Nous pensons, au contraire, qu'une politique efficace de résorption de la précarité ne peut s'appuyer que sur le respect du statut de la fonction publique ; l'Etat doit aujourd'hui la mettre en oeuvre. A ce titre, une application stricte de la loi Sapin du 3 janvier 2001 serait un premier signe de cette volonté politique. Ce n'est manifestement pas votre choix.
Mais appliquer la loi Sapin n'est pas suffisant. Il conviendrait également de modifier l'article 4 de la loi du 11 janvier 1984, modifiée par loi du 30 juillet 1987, et mettre ainsi fin à la disposition permettant de recruter des non- titulaires pour les emplois de catégorie A sous la seule justification des « besoins du service ». Cette formule est, en effet, suffisamment vague pour permettre le recrutement pas toujours justifié de non -titulaires.
Il est indispensable de mettre un terme aux suppressions massives de postes de fonctionnaires ; il est vital d'engager un plan de titularisations, seule mesure permettant à court terme la résorption des emplois précaires de la fonction publique ; il est essentiel, enfin, de réaffirmer que le statut général impose que les missions de service public soient assumées par les fonctionnaires.

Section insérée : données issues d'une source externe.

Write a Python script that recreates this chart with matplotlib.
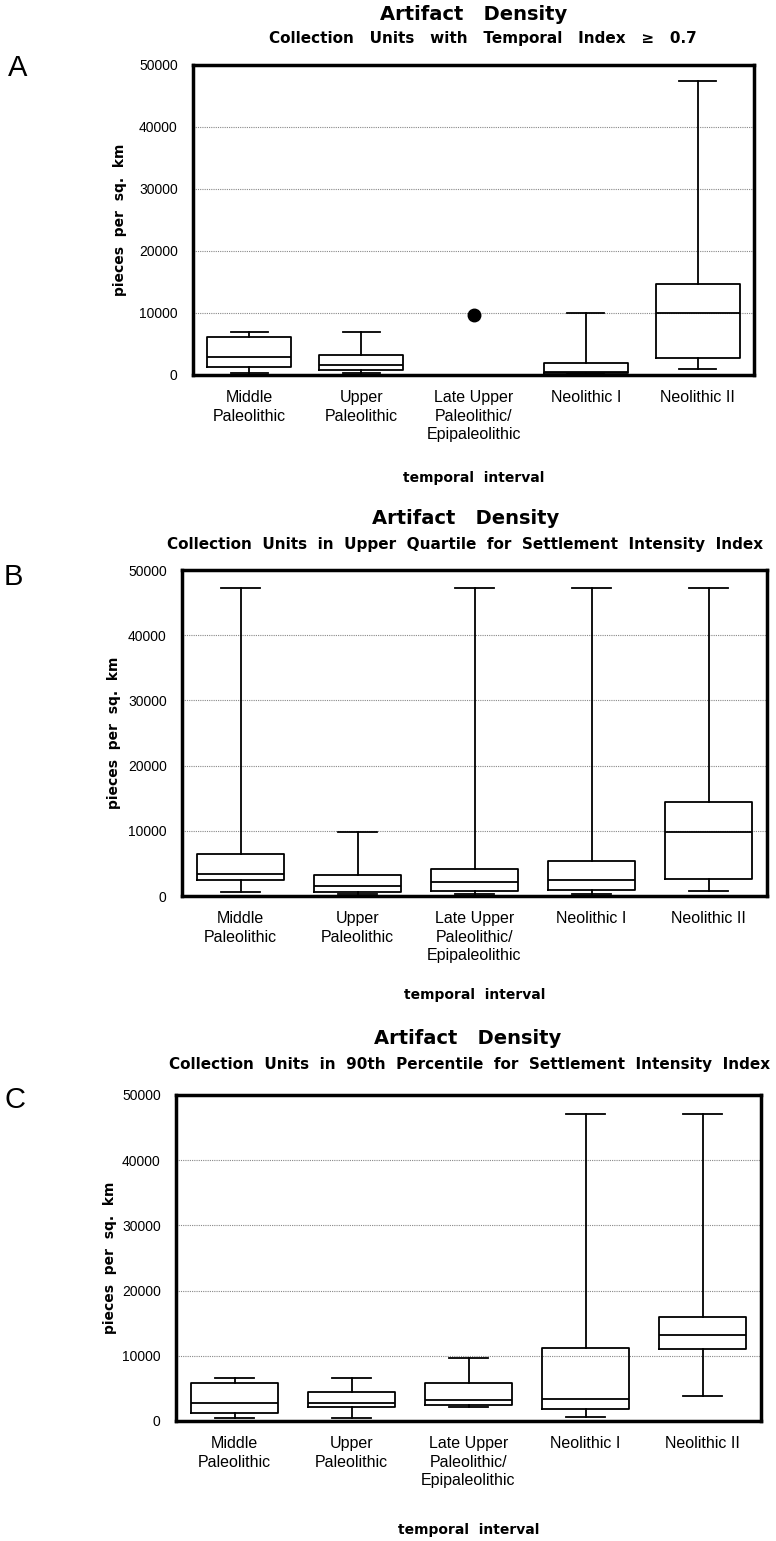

Sous prétexte de mise en conformité avec la directive, le Gouvernement propose la création d'un nouveau type d'emploi permanent d'agents non titulaires de l'Etat, différent du statut de fonctionnaire et qui n'en offrirait ni les garanties ni les droits. C'est à l'opposé de ce que nous voulons et c'est la qualité même du service public qui en souffrira.
Mon groupe votera donc contre ce texte.